B-to-B marketers, especially those in the manufacturing sector who are targeting the professional tradesmen, are slow to adapt to new things and social media is one of them. I’ve seen it in our business that clients (manufacturers) are aware of social media, but don’t know how to use it to get business. Yes, social isn’t about getting business (short-term), it’s about branding and thought leadership roles, but in the real world and especially in this economic climate, companies are also identifying new potential customers and taking them through the selling cycle to see if they can be converted to a sale. If B2B folks would have a better understanding of how to use social, then it would be easier for them to incorporate it into their other marketing efforts.

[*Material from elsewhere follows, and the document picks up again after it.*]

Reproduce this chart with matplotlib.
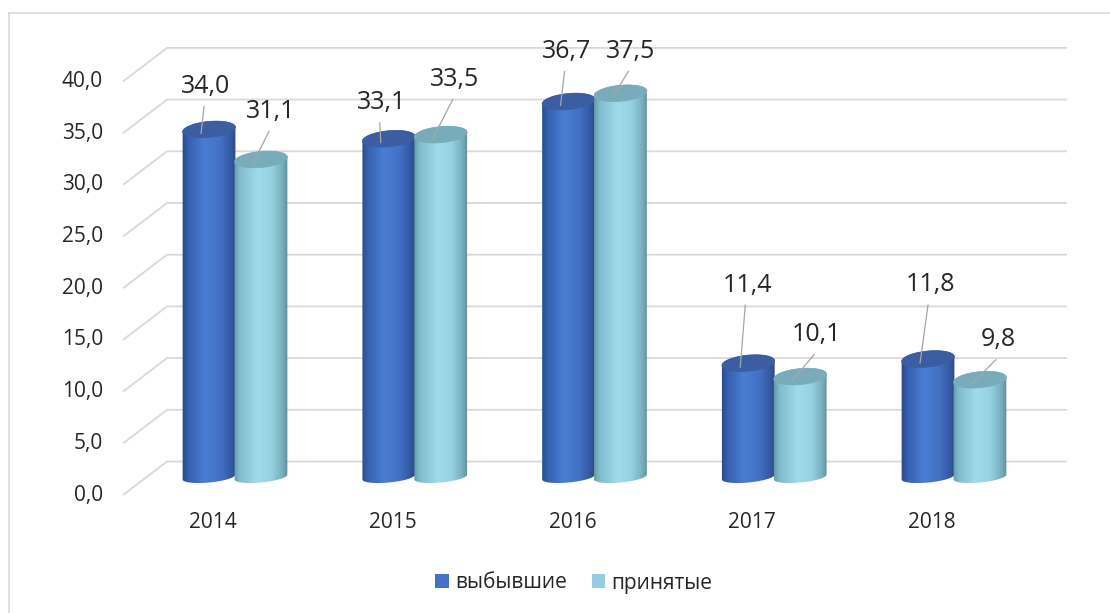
import numpy as np
import matplotlib
matplotlib.use("Agg")
import matplotlib.pyplot as plt
from matplotlib.patches import Polygon, Patch
from matplotlib.lines import Line2D

plt.rcParams['font.family'] = ['Open Sans', 'DejaVu Sans']

# ---------------- data ----------------
years = ["2014", "2015", "2016", "2017", "2018"]
series_names = ["выбывшие", "принятые"]
vybyvshie = [34.0, 33.1, 36.7, 11.4, 11.8]
prinyatye = [31.1, 33.5, 37.5, 10.1, 9.8]
y_ticks = [0, 5, 10, 15, 20, 25, 30, 35, 40]

# label placement offsets in pixels (dx, dy-down) relative to cylinder top
lbl_off_dark = [(-3, -43), (-7, -36), (-2, -50), (-1, -78), (2, -74)]
lbl_off_light = [(10, -48), (14, -55), (10, -42), (16, -42), (18, -40)]

# ---------------- style ----------------
W, H, DPI = 1110, 613, 100
X0_PX, XSTEP = 235.0, 179.75      # pixel x of category 0 centre, pixels per category
Y0_PX, YSCALE = 481.0, 10.34      # pixel y (from top) of value 0, pixels per unit
GRID_C = "#D9D9D9"
TXT_C = "#262626"
LEAD_C = "#A6A6A6"
DARK_STOPS = [(0.0, "#2A4887"), (0.12, "#3560AE"), (0.42, "#4A7ED3"),
              (0.7, "#4271C4"), (0.9, "#3358A0"), (1.0, "#2A4782")]
LIGHT_STOPS = [(0.0, "#5F93A1"), (0.12, "#80BCCC"), (0.45, "#A0DBEB"),
               (0.7, "#95D1E1"), (0.9, "#77AEBD"), (1.0, "#5C8E9B")]
DARK_TOP = "#3B5EA2"
LIGHT_TOP = "#78ACBA"
LEG_DARK = "#4472C4"
LEG_LIGHT = "#93CDDF"

fig = plt.figure(figsize=(W / DPI, H / DPI), dpi=DPI)
ax = fig.add_axes([0, 0, 1, 1])
ax.set_axis_off()


def px_x(p):
    return p / XSTEP


def px_y(p):
    return p / YSCALE


def offset(x, v, dxp, dyp_down):
    return x + px_x(dxp), v - px_y(dyp_down)


def gradient(stops, n=256):
    pos = [s[0] for s in stops]
    cols = np.array([matplotlib.colors.to_rgb(s[1]) for s in stops])
    t = np.linspace(0, 1, n)
    return np.stack([np.interp(t, pos, cols[:, k]) for k in range(3)], axis=1)


def ellipse_pts(cx, cv, a, b, theta_deg, t0=0, t1=2 * np.pi, n=80):
    th = np.deg2rad(theta_deg)
    t = np.linspace(t0, t1, n)
    xp = a * np.cos(t)
    yp = b * np.sin(t)
    xr = xp * np.cos(th) - yp * np.sin(th)
    yr = xp * np.sin(th) + yp * np.cos(th)
    return np.column_stack([cx + px_x(xr), cv + px_y(yr)])


A_PX = 26.5
B_TOP = 8.0
B_BOT = 5.5
TILT = 5.5
BOT_UP = 4.0


def cylinder(cx, v, stops, top_color, z):
    top = ellipse_pts(cx, v, A_PX, B_TOP, TILT)
    bot_v = 0 + px_y(BOT_UP)
    top_half = ellipse_pts(cx, v, A_PX, B_TOP, TILT, 0, np.pi, 40)
    bot_half = ellipse_pts(cx, bot_v, A_PX, B_BOT, TILT, np.pi, 2 * np.pi, 60)
    body = np.vstack([top_half, bot_half])
    clip = Polygon(body, closed=True, transform=ax.transData,
                   facecolor="none", edgecolor="none")
    ax.add_patch(clip)
    g = gradient(stops)[np.newaxis, :, :]
    ymin = bot_v - px_y(B_BOT + 2)
    ymax = v + px_y(B_TOP + 3)
    im = ax.imshow(g, extent=(cx - px_x(A_PX + 1), cx + px_x(A_PX + 1), ymin, ymax),
                   aspect="auto", interpolation="bilinear", zorder=z, origin="lower")
    im.set_clip_path(clip)
    ax.add_patch(Polygon(top, closed=True, facecolor=top_color,
                         edgecolor=top_color, lw=0.5, zorder=z + 0.5))


# ---------------- walls / gridlines ----------------
WALL_X = (141 - X0_PX) / XSTEP
RIGHT_X = (1041 - X0_PX) / XSTEP
for v in y_ticks:
    p1 = offset(WALL_X, v, -18, 14)
    p2 = offset(WALL_X, v, 26, -19.5)
    p3 = offset(RIGHT_X, v, 26, -19.5)
    xs = [p1[0], p2[0], p3[0]]
    ys = [p1[1], p2[1], p3[1]]
    ax.plot(xs, ys, color=GRID_C, lw=1.3, zorder=1, solid_capstyle="butt")
    ax.annotate(f"{v:.1f}".replace(".", ","), xy=(WALL_X, v),
                xytext=(-38 * 0.72, -14 * 0.72), textcoords="offset points",
                ha="right", va="center", fontsize=15, color=TXT_C)

# ---------------- cylinders ----------------
half = px_x(A_PX) * 0.98
for i, yr in enumerate(years):
    cylinder(i - half, vybyvshie[i], DARK_STOPS, DARK_TOP, 3)
    cylinder(i + half, prinyatye[i], LIGHT_STOPS, LIGHT_TOP, 4)

# ---------------- data labels with leader lines ----------------
for vals, offs, sgn in [(vybyvshie, lbl_off_dark, -1), (prinyatye, lbl_off_light, 1)]:
    for i, v in enumerate(vals):
        cx = i + sgn * half
        dx, dy = offs[i]
        lx, lv = offset(cx, v, dx, dy)
        ax.text(lx, lv, f"{v:.1f}".replace(".", ","), ha="center", va="center",
                fontsize=18, color=TXT_C, zorder=8)
        s = offset(cx, v, dx - 2, dy + 20)
        e = offset(cx, v, -8, 4)
        ax.plot([s[0], e[0]], [s[1], e[1]], color=LEAD_C, lw=0.9, zorder=7)

# ---------------- category labels ----------------
for i, yr in enumerate(years):
    ax.annotate(yr, xy=(i, 0), xytext=(-22 * 0.72, -42 * 0.72),
                textcoords="offset points", ha="center", va="center",
                fontsize=15, color=TXT_C)

# ---------------- legend ----------------
handles = [Patch(facecolor=LEG_DARK, edgecolor="none", label=series_names[0]),
           Patch(facecolor=LEG_LIGHT, edgecolor="none", label=series_names[1])]
fig.legend(handles=handles, loc="center", bbox_to_anchor=(574 / W, 1 - 583 / H),
           ncol=2, frameon=False, fontsize=15, handlelength=0.65, handleheight=0.65,
           handletextpad=0.3, columnspacing=1.2, labelcolor=TXT_C)

# ---------------- outer border ----------------
fig.add_artist(Line2D([9 / W, 9 / W], [0, 1 - 13 / H], color=GRID_C, lw=1.2,
                      transform=fig.transFigure))
fig.add_artist(Line2D([9 / W, 1], [1 - 13 / H, 1 - 13 / H], color=GRID_C, lw=1.2,
                      transform=fig.transFigure))

# axis limits: map category/value space onto the pixel layout
ax.set_xlim((0 - X0_PX) / XSTEP, (W - X0_PX) / XSTEP)
ax.set_ylim((Y0_PX - H) / YSCALE, Y0_PX / YSCALE)
ax.set_aspect("auto")

fig.savefig("out.png", dpi=DPI)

I recently read a post by Kipp Bodnar from Social Media B2B, 7 steps to building a B2B social media lead generation pipeline. Kipp outlines ways to identify and take leads through a system just like any other lead. Here are some highlights from his post:

  • Understanding online analytics – You need to understand what the data is so you know what to do with it. There are several tools available, both free and paid. Google Analytics is probably the most popular free one. But it’s important to have analytics across social platforms and a simple data collection tool like Bit.ly would work just fine for Twitter and the built-in Facebook Fan pages.
  • Develop a strategy – I’ve said over and over that content is king. So you need to develop a strategy to communicate the type of information your target audience wants and then overlap its content distribution platforms like Twitter, LinkedIn, Facebook, Blogs and Forums.
  • Build a mechanism to gather leads – What good is it to generate leads if there is no place to identify next steps? What do they want—literature, demo, a salesman to follow-up?
  • Integrate leads into a CRM system – Leads don’t matter if you don’t get the right info to the right person. There are several out there and the one we use is called Ultimate Lead Systems. It can track leads by source, type of product or service they are interested in, and track any kind of correspondence you have. It also helps you monitor your sales forces activities as it relates to new business.
  • Set up a social sales follow-up program – You need to find where a potential lead is in the selling cycle and then nurture them down the sales funnel. I wrote a post, Where do your prospects fall in the sales cycle, that will shed more light on the different stages.

A social media lead generation program isn’t really different from a traditional one other than the issue of speed. Responses can be immediate and you need to be able to support them appropriately.

These, by no means, are all the steps. What are ways you’re dealing with this issue?